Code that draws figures
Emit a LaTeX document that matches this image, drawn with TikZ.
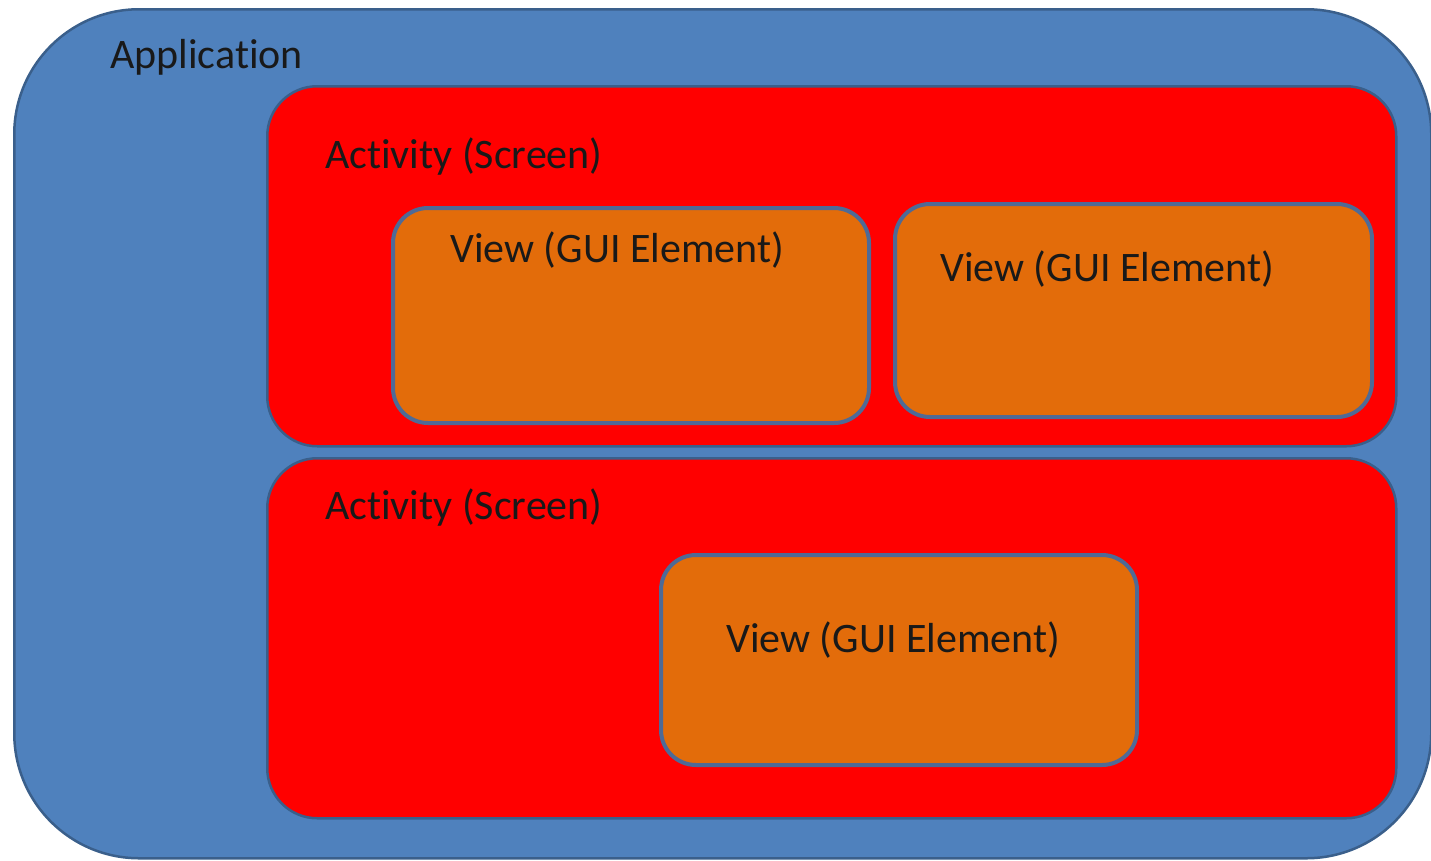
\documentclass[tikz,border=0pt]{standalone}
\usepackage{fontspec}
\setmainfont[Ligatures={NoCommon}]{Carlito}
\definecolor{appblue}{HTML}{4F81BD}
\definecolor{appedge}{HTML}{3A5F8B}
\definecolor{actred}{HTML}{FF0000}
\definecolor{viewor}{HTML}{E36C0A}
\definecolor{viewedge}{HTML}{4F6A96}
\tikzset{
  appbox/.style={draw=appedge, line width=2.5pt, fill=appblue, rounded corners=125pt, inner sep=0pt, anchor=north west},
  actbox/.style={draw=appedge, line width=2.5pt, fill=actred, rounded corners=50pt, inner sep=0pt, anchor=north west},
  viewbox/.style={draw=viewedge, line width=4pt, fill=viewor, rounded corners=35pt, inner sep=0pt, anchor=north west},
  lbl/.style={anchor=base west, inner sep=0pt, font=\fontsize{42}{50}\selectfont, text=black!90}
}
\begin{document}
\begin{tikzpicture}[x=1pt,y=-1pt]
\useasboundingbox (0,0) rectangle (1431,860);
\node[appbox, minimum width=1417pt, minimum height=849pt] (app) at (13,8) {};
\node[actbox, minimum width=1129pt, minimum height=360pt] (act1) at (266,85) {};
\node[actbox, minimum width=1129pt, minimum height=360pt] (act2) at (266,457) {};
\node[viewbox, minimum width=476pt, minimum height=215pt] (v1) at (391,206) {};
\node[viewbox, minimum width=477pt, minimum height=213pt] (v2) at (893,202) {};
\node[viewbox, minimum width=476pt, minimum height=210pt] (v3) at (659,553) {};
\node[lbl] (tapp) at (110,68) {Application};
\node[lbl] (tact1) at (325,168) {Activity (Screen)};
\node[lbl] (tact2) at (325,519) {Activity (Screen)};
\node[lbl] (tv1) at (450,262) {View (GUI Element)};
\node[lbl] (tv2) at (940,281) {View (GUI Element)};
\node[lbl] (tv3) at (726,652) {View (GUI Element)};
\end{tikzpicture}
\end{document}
--
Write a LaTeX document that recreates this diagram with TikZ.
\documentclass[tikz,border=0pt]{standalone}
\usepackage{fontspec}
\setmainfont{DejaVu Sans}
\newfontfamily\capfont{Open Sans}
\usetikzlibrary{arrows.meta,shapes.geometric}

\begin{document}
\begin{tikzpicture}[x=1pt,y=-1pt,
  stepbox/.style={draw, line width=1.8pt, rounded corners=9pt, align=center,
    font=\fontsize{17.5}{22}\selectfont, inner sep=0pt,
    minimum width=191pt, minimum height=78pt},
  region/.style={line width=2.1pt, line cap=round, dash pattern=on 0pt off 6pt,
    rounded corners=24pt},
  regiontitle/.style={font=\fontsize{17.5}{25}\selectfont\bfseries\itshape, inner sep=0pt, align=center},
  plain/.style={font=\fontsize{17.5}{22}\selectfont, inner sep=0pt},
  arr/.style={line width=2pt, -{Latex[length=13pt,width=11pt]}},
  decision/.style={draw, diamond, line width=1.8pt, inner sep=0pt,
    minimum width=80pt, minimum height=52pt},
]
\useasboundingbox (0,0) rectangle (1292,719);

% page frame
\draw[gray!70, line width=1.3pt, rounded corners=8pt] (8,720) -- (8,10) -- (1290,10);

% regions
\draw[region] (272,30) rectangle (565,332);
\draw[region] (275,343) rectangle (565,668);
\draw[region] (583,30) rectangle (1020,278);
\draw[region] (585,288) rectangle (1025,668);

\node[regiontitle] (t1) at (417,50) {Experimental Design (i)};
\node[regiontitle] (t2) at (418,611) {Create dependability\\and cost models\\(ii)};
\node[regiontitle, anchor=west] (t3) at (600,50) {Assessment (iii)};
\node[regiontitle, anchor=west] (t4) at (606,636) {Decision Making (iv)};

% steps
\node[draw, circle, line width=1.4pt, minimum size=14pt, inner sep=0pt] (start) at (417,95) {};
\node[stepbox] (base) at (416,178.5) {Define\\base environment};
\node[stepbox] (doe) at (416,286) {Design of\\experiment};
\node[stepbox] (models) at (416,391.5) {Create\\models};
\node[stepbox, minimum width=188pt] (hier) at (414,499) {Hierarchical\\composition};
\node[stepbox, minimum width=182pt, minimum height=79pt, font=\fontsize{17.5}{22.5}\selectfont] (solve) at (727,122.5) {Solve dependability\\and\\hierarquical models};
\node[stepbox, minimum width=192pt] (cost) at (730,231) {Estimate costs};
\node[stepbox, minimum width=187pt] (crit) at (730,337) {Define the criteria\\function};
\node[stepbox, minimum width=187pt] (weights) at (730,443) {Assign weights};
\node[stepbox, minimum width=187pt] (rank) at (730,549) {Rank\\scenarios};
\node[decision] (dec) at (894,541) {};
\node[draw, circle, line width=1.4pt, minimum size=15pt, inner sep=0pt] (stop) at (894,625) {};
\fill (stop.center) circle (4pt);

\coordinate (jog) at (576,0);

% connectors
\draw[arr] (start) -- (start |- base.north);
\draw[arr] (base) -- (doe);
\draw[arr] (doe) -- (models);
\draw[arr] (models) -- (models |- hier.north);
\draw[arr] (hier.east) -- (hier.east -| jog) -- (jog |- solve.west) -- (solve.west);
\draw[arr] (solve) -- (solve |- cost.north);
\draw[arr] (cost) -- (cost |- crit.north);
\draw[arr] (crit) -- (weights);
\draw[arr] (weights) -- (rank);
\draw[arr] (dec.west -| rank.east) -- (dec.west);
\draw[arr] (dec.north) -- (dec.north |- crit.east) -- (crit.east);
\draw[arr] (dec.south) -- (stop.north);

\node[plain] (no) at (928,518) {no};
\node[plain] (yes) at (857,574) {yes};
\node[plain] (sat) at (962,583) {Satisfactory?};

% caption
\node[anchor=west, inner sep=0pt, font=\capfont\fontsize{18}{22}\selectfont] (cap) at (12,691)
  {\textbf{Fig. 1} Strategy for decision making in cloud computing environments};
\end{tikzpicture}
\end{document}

* **Work required**
Output exactly those lines that lie from the line with "Write a LaTeX" through the line with "(585,288) rectangle (1025,668);", with both of those lines included.

* **Problem solution**
Write a LaTeX document that recreates this diagram with TikZ.
\documentclass[tikz,border=0pt]{standalone}
\usepackage{fontspec}
\setmainfont{DejaVu Sans}
\newfontfamily\capfont{Open Sans}
\usetikzlibrary{arrows.meta,shapes.geometric}

\begin{document}
\begin{tikzpicture}[x=1pt,y=-1pt,
  stepbox/.style={draw, line width=1.8pt, rounded corners=9pt, align=center,
    font=\fontsize{17.5}{22}\selectfont, inner sep=0pt,
    minimum width=191pt, minimum height=78pt},
  region/.style={line width=2.1pt, line cap=round, dash pattern=on 0pt off 6pt,
    rounded corners=24pt},
  regiontitle/.style={font=\fontsize{17.5}{25}\selectfont\bfseries\itshape, inner sep=0pt, align=center},
  plain/.style={font=\fontsize{17.5}{22}\selectfont, inner sep=0pt},
  arr/.style={line width=2pt, -{Latex[length=13pt,width=11pt]}},
  decision/.style={draw, diamond, line width=1.8pt, inner sep=0pt,
    minimum width=80pt, minimum height=52pt},
]
\useasboundingbox (0,0) rectangle (1292,719);

% page frame
\draw[gray!70, line width=1.3pt, rounded corners=8pt] (8,720) -- (8,10) -- (1290,10);

% regions
\draw[region] (272,30) rectangle (565,332);
\draw[region] (275,343) rectangle (565,668);
\draw[region] (583,30) rectangle (1020,278);
\draw[region] (585,288) rectangle (1025,668);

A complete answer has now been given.